Ana Teberosky - É aquele em que há uma cultura letrada,
com livros, textos digitais ou em papel , um mundo de escritos que
circulam socialmente. A comunidade que usa a todo momento esses
escritos, que faz circular as idéias que eles contêm, é chamada
alfabetizadora.
Nós vivemos em uma comunidade alfabetizadora?
Ana Teberosky - Cada vez menos a sociedade auxilia a
alfabetização por não promover situações públicas em que seja possível a
circulação de escritos, debates, discussões e reuniões em que todos
sintam necessidade e vontade de usar a palavra. O individualismo vai
contra a formação de leitores e escritores. Há uma tese brasileira que
mostra como os sindicatos, durante sua história, desenvolveram uma
cultura alfabetizadora entre seus membros. Como os líderes tinham de
convencer os filiados sobre determinadas teses, buscavam informações
para embasar seus argumentos, levantavam questões e respondiam às
apresentadas. Os sindicalizados, por seu lado, também precisavam ler
documentos, participar de reuniões, colocar suas dúvidas e opiniões para
decidir.
Quais atividades o professor alfabetizador deve realizar?
Ana Teberosky - Formar grupos menores para as crianças
terem mais oportunidade de falar e ler para elas são estratégias
fundamentais! É preciso compartilhar com a turma as características dos
personagens, comentar e fazer com que todos falem sobre a história,
pedir aos pequenos para recordar o enredo, elaborar questões e deixar
que eles exponham as dúvidas. Se nos 200 dias letivos o professor das
primeiras séries trabalhar um livro por semana, a classe terá tido
contato com 35 ou 40 obras ao final de um ano.
É correto o professor escrever para os alunos quando eles ainda não estão alfabetizados?

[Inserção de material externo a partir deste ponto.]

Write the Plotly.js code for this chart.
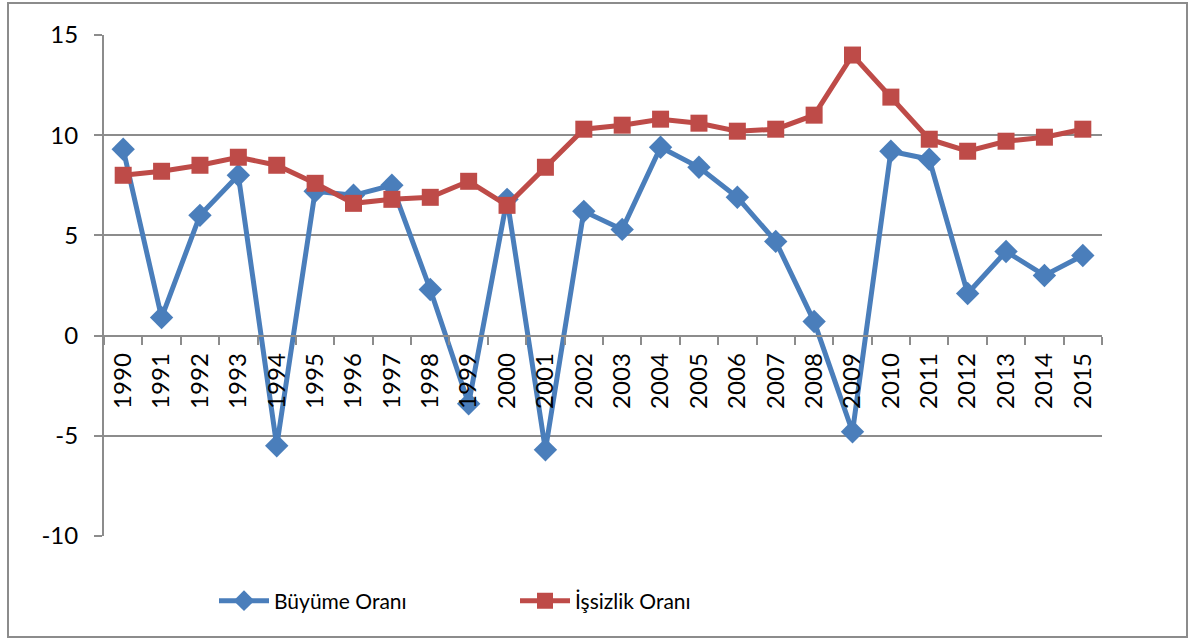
<!DOCTYPE html>
<html>
<head>
<meta charset="utf-8">
<script src="https://cdn.plot.ly/plotly-3.0.1.min.js"></script>
<style>html,body{margin:0;padding:0;background:#fff;}#chart{width:1193px;height:639px;}</style>
</head>
<body>
<div id="chart"></div>
<script>
const years = ["1990","1991","1992","1993","1994","1995","1996","1997","1998","1999","2000","2001","2002","2003","2004","2005","2006","2007","2008","2009","2010","2011","2012","2013","2014","2015"];
const buyume = [9.3, 0.9, 6.0, 8.0, -5.5, 7.2, 7.0, 7.5, 2.3, -3.4, 6.8, -5.7, 6.2, 5.3, 9.4, 8.4, 6.9, 4.7, 0.7, -4.8, 9.2, 8.8, 2.1, 4.2, 3.0, 4.0];
const issizlik = [8.0, 8.2, 8.5, 8.9, 8.5, 7.6, 6.6, 6.8, 6.9, 7.7, 6.5, 8.4, 10.3, 10.5, 10.8, 10.6, 10.2, 10.3, 11.0, 14.0, 11.9, 9.8, 9.2, 9.7, 9.9, 10.3];
const seriesNames = ["Büyüme Oranı", "İşsizlik Oranı"];
const yTickVals = [-10, -5, 0, 5, 10, 15];
const yTickText = ["-10", "-5", "0", "5", "10", "15"];

const FONT = "Lato, 'Open Sans', sans-serif";
const L = 104, R = 1102, T = 35, B = 536, W = 1193, H = 639;
const px = x => (x - L) / (R - L);
const py = y => (B - y) / (B - T);

const traces = [
  {x: years, y: buyume, name: seriesNames[0], type: 'scatter', mode: 'lines+markers',
   line: {color: '#4A7EBB', width: 5}, marker: {symbol: 'diamond', size: 18, color: '#4A7EBB'}},
  {x: years, y: issizlik, name: seriesNames[1], type: 'scatter', mode: 'lines+markers',
   line: {color: '#BE4B48', width: 5}, marker: {symbol: 'square', size: 17, color: '#BE4B48'}}
];

const layout = {
  width: W, height: H,
  margin: {l: L, r: W - R, t: T, b: H - B},
  paper_bgcolor: '#fff', plot_bgcolor: '#fff',
  showlegend: true,
  hovermode: false,
  font: {family: FONT, size: 24, color: '#000'},
  xaxis: {
    type: 'category', anchor: 'free', position: 0.4,
    showline: true, linecolor: '#8c8c8c', linewidth: 2,
    ticks: 'outside', tickson: 'boundaries', ticklen: 8, tickcolor: '#8c8c8c', tickwidth: 2,
    tickangle: -90, tickfont: {family: FONT, size: 24, color: '#000'}, ticklabelstandoff: 7,
    showgrid: false, zeroline: false, range: [-0.5, 25.5], fixedrange: true
  },
  yaxis: {
    range: [-10, 15], tickmode: 'array', tickvals: yTickVals, ticktext: yTickText,
    showline: true, linecolor: '#8c8c8c', linewidth: 2,
    ticks: 'outside', ticklen: 8, tickcolor: '#8c8c8c', tickwidth: 2,
    showgrid: true, gridcolor: '#8c8c8c', gridwidth: 2, zeroline: false,
    tickfont: {family: FONT, size: 24, color: '#000'}, ticklabelstandoff: 11, fixedrange: true
  },
  legend: {
    orientation: 'h', x: px(214), y: py(601), xanchor: 'left', yanchor: 'middle',
    itemwidth: 50, entrywidth: 236, entrywidthmode: 'pixels',
    font: {family: FONT, size: 21, color: '#000'}, bgcolor: 'rgba(0,0,0,0)', tracegroupgap: 0
  },
  shapes: [
    {type: 'rect', xref: 'paper', yref: 'paper', x0: px(8), x1: px(1187), y0: py(637), y1: py(3),
     line: {color: '#8c8c8c', width: 2}, fillcolor: 'rgba(0,0,0,0)', layer: 'below'}
  ]
};

Plotly.newPlot('chart', traces, layout, {displayModeBar: false, staticPlot: true});
</script>
</body>
</html>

Ana Teberosky - Sim. A atuação do escriba é um ponto
bastante importante no processo de alfabetização. O estudante que dita
para o professor já ouviu ou leu o texto, memorizou as principais
informações que ele contém e com isso consegue elaborar uma linha de
raciocínio. Ao ver o que disse escrito no quadro-negro, ele diferencia a
linguagem escrita da falada, seleciona as melhores palavras e
expressões, percebe a organização da escrita em linhas, a separação das
palavras, o uso de outros símbolos, como os de pontuação. A criança vê o
seu texto se concretizar.
O computador pode ajudar na alfabetização?

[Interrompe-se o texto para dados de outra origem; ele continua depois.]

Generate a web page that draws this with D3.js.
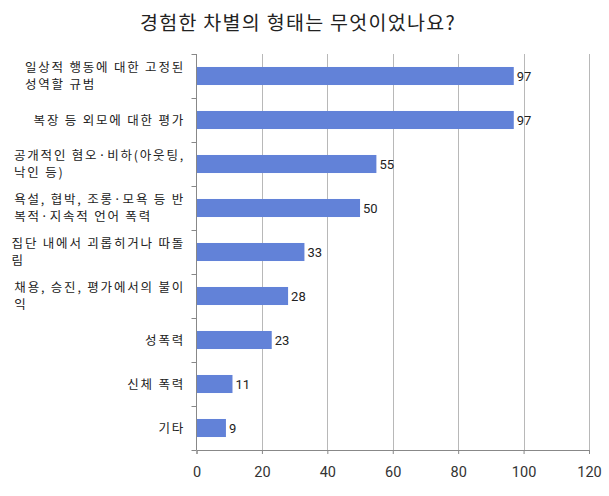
<!DOCTYPE html>
<html>
<head>
<meta charset="utf-8">
<script src="https://cdn.jsdelivr.net/npm/d3@7"></script>
<style>
  body { margin: 0; background: #fff; }
  svg { display: block; font-family: "Noto Sans CJK KR", "Noto Sans", sans-serif; }
</style>
</head>
<body>
<svg width="609" height="496"></svg>
<script>
// chart data
const categories = [
    ["일상적 행동에 대한 고정된", "성역할 규범"],
    ["복장 등 외모에 대한 평가"],
    ["공개적인 혐오·비하(아웃팅,", "낙인 등)"],
    ["욕설, 협박, 조롱·모욕 등 반", "복적·지속적 언어 폭력"],
    ["집단 내에서 괴롭히거나 따돌", "림"],
    ["채용, 승진, 평가에서의 불이", "익"],
    ["성폭력"],
    ["신체 폭력"],
    ["기타"]
];
const counts = [97, 97, 55, 50, 33, 28, 23, 11, 9];
const xTicks = [0, 20, 40, 60, 80, 100, 120];
const title = "경험한 차별의 형태는 무엇이었나요?";

const svg = d3.select("svg");
const plotLeft = 196.5, plotRight = 589, plotTop = 54, plotBottom = 450;

const x = d3.scaleLinear().domain([0, 120]).range([plotLeft, plotRight]);
const y = d3.scaleBand().domain(d3.range(categories.length)).range([plotTop, plotBottom]).paddingInner(0.59).paddingOuter(0.295);

svg.append("text")
    .attr("x", 298).attr("y", 30)
    .attr("text-anchor", "middle")
    .style("font-size", "19.5px").style("fill", "#222")
    .style("letter-spacing", "1.3px")
    .text(title);

// vertical gridlines
svg.append("g").selectAll("line")
    .data(xTicks.slice(1))
    .enter().append("line")
        .attr("x1", d => Math.round(x(d)) + 0.5).attr("x2", d => Math.round(x(d)) + 0.5)
        .attr("y1", plotTop).attr("y2", plotBottom)
        .style("stroke", "#b8b8b8");

// bars
svg.append("g").selectAll("rect")
    .data(counts)
    .enter().append("rect")
        .attr("x", x(0))
        .attr("y", (d, i) => y(i))
        .attr("width", d => x(d) - x(0))
        .attr("height", y.bandwidth())
        .style("fill", "#6282d8");

// value labels
svg.append("g").selectAll("text")
    .data(counts)
    .enter().append("text")
        .attr("x", d => x(d) + 3)
        .attr("y", (d, i) => y(i) + y.bandwidth() / 2 + 5)
        .style("font-size", "13px").style("fill", "#222")
        .style("font-family", "Roboto, 'Noto Sans', sans-serif")
        .text(d => d);

// bottom axis
const xAxis = svg.append("g")
    .attr("transform", `translate(0,${plotBottom})`)
    .call(d3.axisBottom(x).tickValues(xTicks).tickSize(4).tickPadding(13));
xAxis.select(".domain").style("stroke", "#888");
xAxis.selectAll(".tick line").style("stroke", "#888");
xAxis.selectAll(".tick text").style("font-size", "14.5px").style("fill", "#333")
    .style("font-family", "Roboto, 'Noto Sans', sans-serif");

// left axis with ticks on band edges
const edges = d3.range(categories.length + 1).map(i => plotTop + i * (plotBottom - plotTop) / categories.length);
svg.append("line")
    .attr("x1", plotLeft).attr("x2", plotLeft).attr("y1", plotTop).attr("y2", plotBottom)
    .style("stroke", "#888");
svg.append("g").selectAll("line")
    .data(edges)
    .enter().append("line")
        .attr("x1", plotLeft - 5).attr("x2", plotLeft)
        .attr("y1", d => Math.round(d) + 0.5).attr("y2", d => Math.round(d) + 0.5)
        .style("stroke", "#888");

// category labels: block right aligned, lines left aligned
const labelRight = 185, lineH = 16.5;
categories.forEach((lines, i) => {
    const cy = y(i) + y.bandwidth() / 2;
    const g = svg.append("g");
    const texts = lines.map((ln, j) => g.append("text")
        .attr("x", 0)
        .attr("y", cy + (j - (lines.length - 1) / 2) * lineH + 4.5)
        .style("font-size", "12.5px").style("fill", "#222")
        .style("letter-spacing", "1.8px")
        .text(ln));
    const w = d3.max(texts, t => t.node().getComputedTextLength());
    g.attr("transform", `translate(${labelRight - w},0)`);
});
</script>
</body>
</html>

Ana Teberosky - O micro permite aprendizados
interessantes. No teclado, por exemplo, estão todas as letras e símbolos
que a língua oferece. Quando se ensina letra por letra, a criança acha
que o alfabeto é infinito, porque aprende uma de cada vez. Com o
teclado, ela tem noção de que as letras são poucas e finitas. Nas teclas
elas são maiúsculas e, no monitor, minúsculas, o que obriga a
realização de uma correspondência. Além disso, quando está no computador
o estudante escreve com as duas mãos. Os recursos tecnológicos, no
entanto, não substituem o texto manuscrito durante o processo de
alfabetização, mas com certeza o complementam. Aqueles que acessam a
internet lêem instruções ou notícias, escrevem e-mails e usam os
mecanismos de busca. Ainda não sabemos quais serão as conseqüências
cognitivas do uso do computador, mas com certeza ele exige muito da
escrita e da leitura.
É possível alfabetizar em classes numerosas?
Ana Teberosky - Depende da quantidade de alunos. Em
quatro horas de aula por dia com 40 crianças, é muito difícil e eu não
saberia como fazer... Seria melhor se cada sala tivesse 20, 25. Em
Barcelona, estamos experimentando os agrupamentos flexíveis, que
misturam grupos de diferentes níveis, com 12 estudantes e com três ou
quatro professores à disposição para orientação. Existem algumas
possibilidades desde que haja contribuição da gestão pública.